Germany has chronic skills shortages in IT, engineering, and healthcare — internationally qualified candidates are genuinely in demand. The challenge is knowing how the German application process works.

Where to Look

LinkedIn dominates professional roles. Indeed.de and StepStone.de cover all levels. Make.it-in-germany.com is the government’s portal for international skilled workers — job listings, visa info, and recognition guidance in one place. For tech startups, check EU-Startups.com and Berlin-based job boards.

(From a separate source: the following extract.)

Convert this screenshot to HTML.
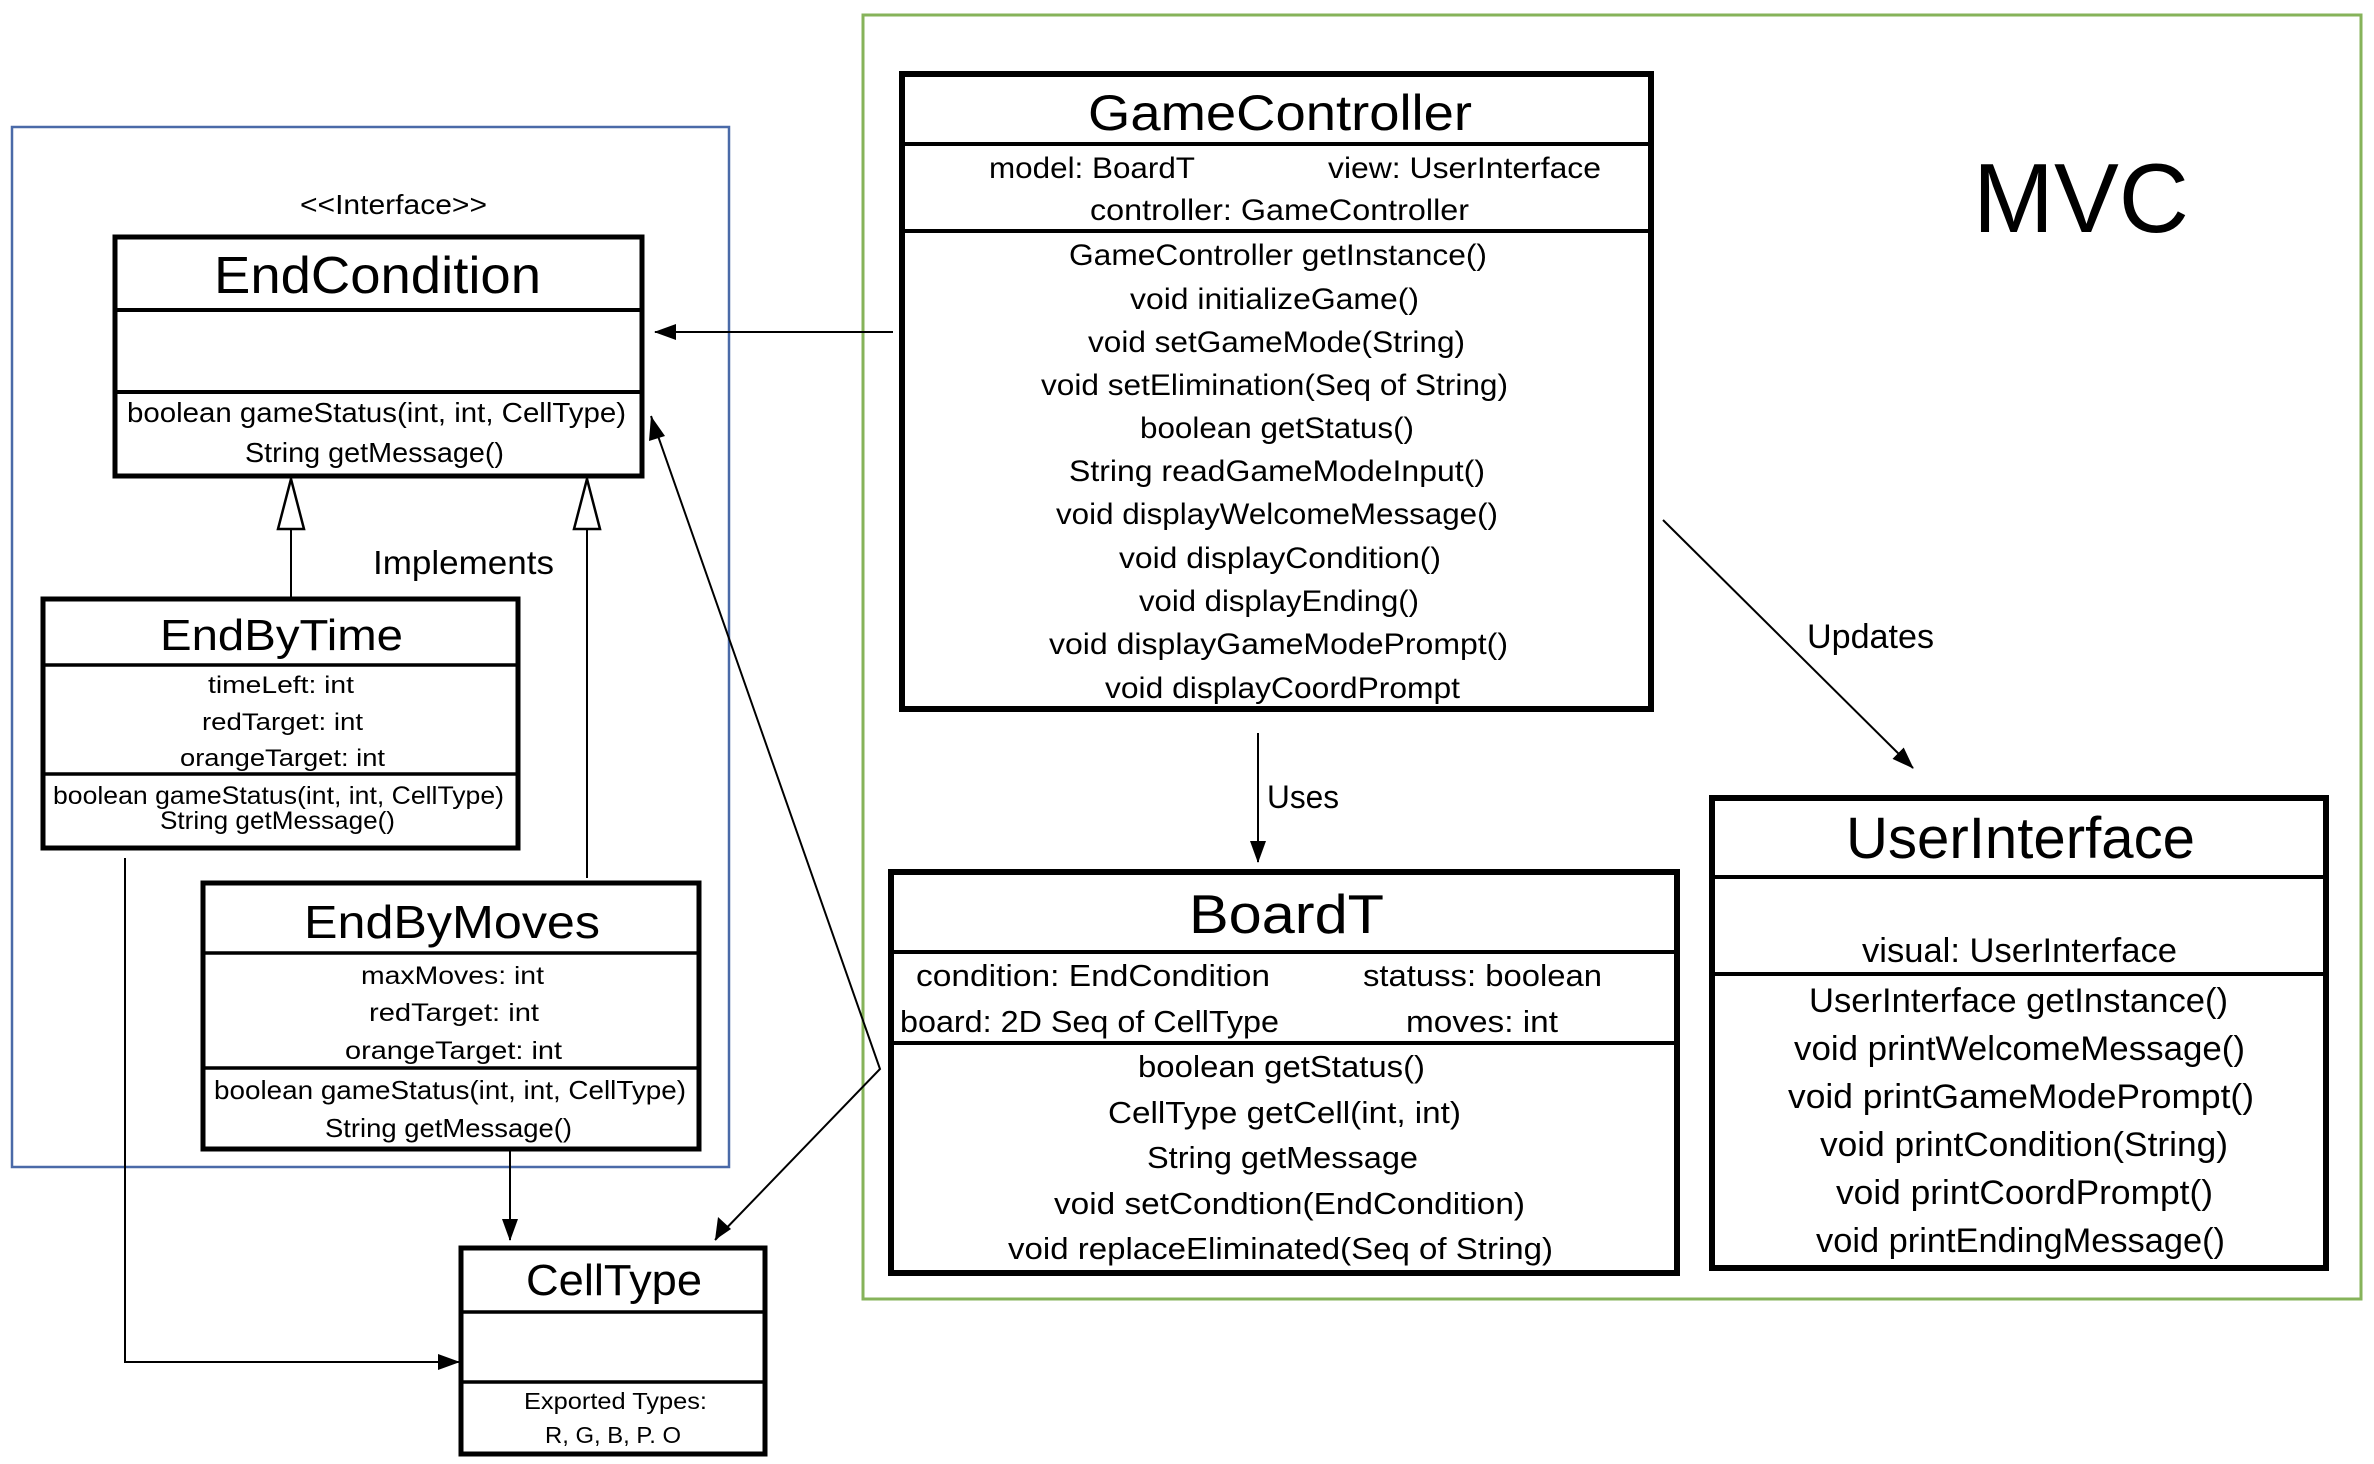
<!DOCTYPE html>
<html><head><meta charset="utf-8"><style>
html,body{margin:0;padding:0;background:#fff;}
svg{display:block;font-family:"Liberation Sans",sans-serif;}
text{fill:#000;}
</style></head><body>
<svg width="2374" height="1464" viewBox="0 0 2374 1464" xmlns="http://www.w3.org/2000/svg">
<defs>
<marker id="a" markerWidth="12" markerHeight="12" refX="11" refY="6" orient="auto" markerUnits="userSpaceOnUse" viewBox="0 0 12 12"><path d="M0,0 L12,6 L0,12 Z" fill="#000"/></marker>
<marker id="b" markerWidth="22" markerHeight="16" refX="21" refY="8" orient="auto" markerUnits="userSpaceOnUse" viewBox="0 0 22 16"><path d="M0,0 L22,8 L0,16 Z" fill="#000"/></marker>
</defs>
<!-- frames -->
<rect x="12" y="127" width="717" height="1040" fill="none" stroke="#4a6aa8" stroke-width="2.5"/>
<rect x="863" y="15" width="1498" height="1284" fill="none" stroke="#86b35a" stroke-width="3"/>
<text x="1973" y="232" font-size="98" textLength="216" lengthAdjust="spacingAndGlyphs">MVC</text>

<!-- EndCondition -->
<text x="300" y="214" font-size="28" textLength="187" lengthAdjust="spacingAndGlyphs">&lt;&lt;Interface&gt;&gt;</text>
<rect x="115" y="237" width="527" height="239" fill="#fff" stroke="#000" stroke-width="5"/>
<line x1="115" y1="310" x2="642" y2="310" stroke="#000" stroke-width="4"/>
<line x1="115" y1="392" x2="642" y2="392" stroke="#000" stroke-width="4"/>
<text x="214" y="293" font-size="52" textLength="327" lengthAdjust="spacingAndGlyphs">EndCondition</text>
<text x="127" y="422" font-size="28" textLength="499" lengthAdjust="spacingAndGlyphs">boolean gameStatus(int, int, CellType)</text>
<text x="245" y="462" font-size="28" textLength="259" lengthAdjust="spacingAndGlyphs">String getMessage()</text>

<!-- inheritance -->
<line x1="291" y1="529" x2="291" y2="602" stroke="#000" stroke-width="2"/>
<path d="M291,479 L278,529 L304,529 Z" fill="#fff" stroke="#000" stroke-width="2.5"/>
<line x1="587" y1="529" x2="587" y2="878" stroke="#000" stroke-width="2"/>
<path d="M587,479 L574,529 L600,529 Z" fill="#fff" stroke="#000" stroke-width="2.5"/>
<text x="373" y="574" font-size="33" textLength="181" lengthAdjust="spacingAndGlyphs">Implements</text>

<!-- EndByTime -->
<rect x="43" y="599" width="475" height="249" fill="#fff" stroke="#000" stroke-width="5"/>
<line x1="43" y1="665" x2="518" y2="665" stroke="#000" stroke-width="3.5"/>
<line x1="43" y1="774" x2="518" y2="774" stroke="#000" stroke-width="3.5"/>
<text x="160" y="650" font-size="44" textLength="243" lengthAdjust="spacingAndGlyphs">EndByTime</text>
<text x="208" y="693" font-size="24" textLength="146" lengthAdjust="spacingAndGlyphs">timeLeft: int</text>
<text x="202" y="730" font-size="24" textLength="161" lengthAdjust="spacingAndGlyphs">redTarget: int</text>
<text x="180" y="766" font-size="24" textLength="205" lengthAdjust="spacingAndGlyphs">orangeTarget: int</text>
<text x="53" y="804" font-size="25" textLength="451" lengthAdjust="spacingAndGlyphs">boolean gameStatus(int, int, CellType)</text>
<text x="160" y="829" font-size="25" textLength="235" lengthAdjust="spacingAndGlyphs">String getMessage()</text>

<!-- EndByMoves -->
<rect x="203" y="883" width="496" height="266" fill="#fff" stroke="#000" stroke-width="5"/>
<line x1="203" y1="953" x2="699" y2="953" stroke="#000" stroke-width="3.5"/>
<line x1="203" y1="1068" x2="699" y2="1068" stroke="#000" stroke-width="3.5"/>
<text x="304" y="938" font-size="46" textLength="296" lengthAdjust="spacingAndGlyphs">EndByMoves</text>
<text x="361" y="984" font-size="25" textLength="183" lengthAdjust="spacingAndGlyphs">maxMoves: int</text>
<text x="369" y="1021" font-size="25" textLength="170" lengthAdjust="spacingAndGlyphs">redTarget: int</text>
<text x="345" y="1059" font-size="25" textLength="217" lengthAdjust="spacingAndGlyphs">orangeTarget: int</text>
<text x="214" y="1099" font-size="26" textLength="472" lengthAdjust="spacingAndGlyphs">boolean gameStatus(int, int, CellType)</text>
<text x="325" y="1137" font-size="26" textLength="247" lengthAdjust="spacingAndGlyphs">String getMessage()</text>

<!-- CellType -->
<rect x="461" y="1248" width="304" height="206" fill="#fff" stroke="#000" stroke-width="5"/>
<line x1="461" y1="1312" x2="765" y2="1312" stroke="#000" stroke-width="3.5"/>
<line x1="461" y1="1382" x2="765" y2="1382" stroke="#000" stroke-width="3.5"/>
<text x="526" y="1295" font-size="44" textLength="176" lengthAdjust="spacingAndGlyphs">CellType</text>
<text x="524" y="1409" font-size="23" textLength="183" lengthAdjust="spacingAndGlyphs">Exported Types:</text>
<text x="545" y="1443" font-size="23" textLength="136" lengthAdjust="spacingAndGlyphs">R, G, B, P. O</text>

<!-- connectors left -->
<polyline points="125,858 125,1362 459,1362" fill="none" stroke="#000" stroke-width="2" marker-end="url(#b)"/>
<line x1="510" y1="1149" x2="510" y2="1240" stroke="#000" stroke-width="2" marker-end="url(#b)"/>
<polyline points="715,1240 880,1069 651,416" fill="none" stroke="#000" stroke-width="2"/>
<path d="M715,1240 L718,1217 L731,1229 Z" fill="#000"/>
<path d="M651,416 L649,441 L665,436 Z" fill="#000"/>
<line x1="893" y1="332" x2="655" y2="332" stroke="#000" stroke-width="2" marker-end="url(#b)"/>

<!-- GameController -->
<rect x="902" y="74" width="749" height="635" fill="#fff" stroke="#000" stroke-width="6"/>
<line x1="902" y1="144" x2="1651" y2="144" stroke="#000" stroke-width="4"/>
<line x1="902" y1="231" x2="1651" y2="231" stroke="#000" stroke-width="4"/>
<text x="1088" y="130" font-size="50" textLength="384" lengthAdjust="spacingAndGlyphs">GameController</text>
<text x="989" y="178" font-size="30" textLength="206" lengthAdjust="spacingAndGlyphs">model: BoardT</text>
<text x="1328" y="178" font-size="30" textLength="273" lengthAdjust="spacingAndGlyphs">view: UserInterface</text>
<text x="1090" y="220" font-size="30" textLength="379" lengthAdjust="spacingAndGlyphs">controller: GameController</text>
<g font-size="30">
<text x="1069" y="265" textLength="418" lengthAdjust="spacingAndGlyphs">GameController getInstance()</text>
<text x="1130" y="309" textLength="289" lengthAdjust="spacingAndGlyphs">void initializeGame()</text>
<text x="1088" y="352" textLength="377" lengthAdjust="spacingAndGlyphs">void setGameMode(String)</text>
<text x="1041" y="395" textLength="467" lengthAdjust="spacingAndGlyphs">void setElimination(Seq of String)</text>
<text x="1140" y="438" textLength="274" lengthAdjust="spacingAndGlyphs">boolean getStatus()</text>
<text x="1069" y="481" textLength="416" lengthAdjust="spacingAndGlyphs">String readGameModeInput()</text>
<text x="1056" y="524" textLength="442" lengthAdjust="spacingAndGlyphs">void displayWelcomeMessage()</text>
<text x="1119" y="568" textLength="322" lengthAdjust="spacingAndGlyphs">void displayCondition()</text>
<text x="1139" y="611" textLength="280" lengthAdjust="spacingAndGlyphs">void displayEnding()</text>
<text x="1049" y="654" textLength="459" lengthAdjust="spacingAndGlyphs">void displayGameModePrompt()</text>
<text x="1105" y="698" textLength="355" lengthAdjust="spacingAndGlyphs">void displayCoordPrompt</text>
</g>

<!-- Uses / Updates -->
<line x1="1258" y1="733" x2="1258" y2="862" stroke="#000" stroke-width="2" marker-end="url(#b)"/>
<text x="1267" y="808" font-size="32" textLength="72" lengthAdjust="spacingAndGlyphs">Uses</text>
<line x1="1663" y1="520" x2="1913" y2="768" stroke="#000" stroke-width="2" marker-end="url(#b)"/>
<text x="1807" y="648" font-size="34" textLength="127" lengthAdjust="spacingAndGlyphs">Updates</text>

<!-- BoardT -->
<rect x="891" y="872" width="786" height="401" fill="#fff" stroke="#000" stroke-width="6"/>
<line x1="891" y1="952" x2="1677" y2="952" stroke="#000" stroke-width="4"/>
<line x1="891" y1="1043" x2="1677" y2="1043" stroke="#000" stroke-width="4"/>
<text x="1189" y="933" font-size="55" textLength="195" lengthAdjust="spacingAndGlyphs">BoardT</text>
<g font-size="31">
<text x="916" y="986" textLength="354" lengthAdjust="spacingAndGlyphs">condition: EndCondition</text>
<text x="1363" y="986" textLength="239" lengthAdjust="spacingAndGlyphs">statuss: boolean</text>
<text x="900" y="1032" textLength="379" lengthAdjust="spacingAndGlyphs">board: 2D Seq of CellType</text>
<text x="1406" y="1032" textLength="152" lengthAdjust="spacingAndGlyphs">moves: int</text>
<text x="1138" y="1077" textLength="287" lengthAdjust="spacingAndGlyphs">boolean getStatus()</text>
<text x="1108" y="1123" textLength="353" lengthAdjust="spacingAndGlyphs">CellType getCell(int, int)</text>
<text x="1147" y="1168" textLength="271" lengthAdjust="spacingAndGlyphs">String getMessage</text>
<text x="1054" y="1214" textLength="471" lengthAdjust="spacingAndGlyphs">void setCondtion(EndCondition)</text>
<text x="1008" y="1259" textLength="545" lengthAdjust="spacingAndGlyphs">void replaceEliminated(Seq of String)</text>
</g>

<!-- UserInterface -->
<rect x="1712" y="798" width="614" height="470" fill="#fff" stroke="#000" stroke-width="6"/>
<line x1="1712" y1="877" x2="2326" y2="877" stroke="#000" stroke-width="4"/>
<line x1="1712" y1="974" x2="2326" y2="974" stroke="#000" stroke-width="4"/>
<text x="1846" y="858" font-size="58" textLength="349" lengthAdjust="spacingAndGlyphs">UserInterface</text>
<g font-size="34">
<text x="1862" y="962" textLength="315" lengthAdjust="spacingAndGlyphs">visual: UserInterface</text>
<text x="1809" y="1012" textLength="419" lengthAdjust="spacingAndGlyphs">UserInterface getInstance()</text>
<text x="1794" y="1060" textLength="451" lengthAdjust="spacingAndGlyphs">void printWelcomeMessage()</text>
<text x="1788" y="1108" textLength="466" lengthAdjust="spacingAndGlyphs">void printGameModePrompt()</text>
<text x="1820" y="1156" textLength="408" lengthAdjust="spacingAndGlyphs">void printCondition(String)</text>
<text x="1836" y="1204" textLength="377" lengthAdjust="spacingAndGlyphs">void printCoordPrompt()</text>
<text x="1816" y="1252" textLength="409" lengthAdjust="spacingAndGlyphs">void printEndingMessage()</text>
</g>
</svg>
</body></html>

German Application Documents

German employers want a Lebenslauf (CV), Anschreiben (cover letter), and your degree certificate with translation. The German CV traditionally includes a professional photo, date of birth, and nationality — standard here though unusual by UK/US norms. Keep it to one page. Cover letters must be specific and formal — generic templates get spotted immediately.

Interview Culture

German interviews are formal and structured. Be on time (5 minutes early is fine; 5 minutes late is noticed). Germans value directness — answer questions concisely and specifically. Do not oversell. Follow up with a thank-you email within 24 hours.

The EU Blue Card

With a relevant university degree and a job offer above €45,300/year gross (€41,041 for shortage occupations like IT/engineering in 2025), you qualify for the EU Blue Card. It grants residence and work rights, and after 21–33 months leads to permanent residence eligibility. Your employer typically helps process it at the Ausländerbehörde.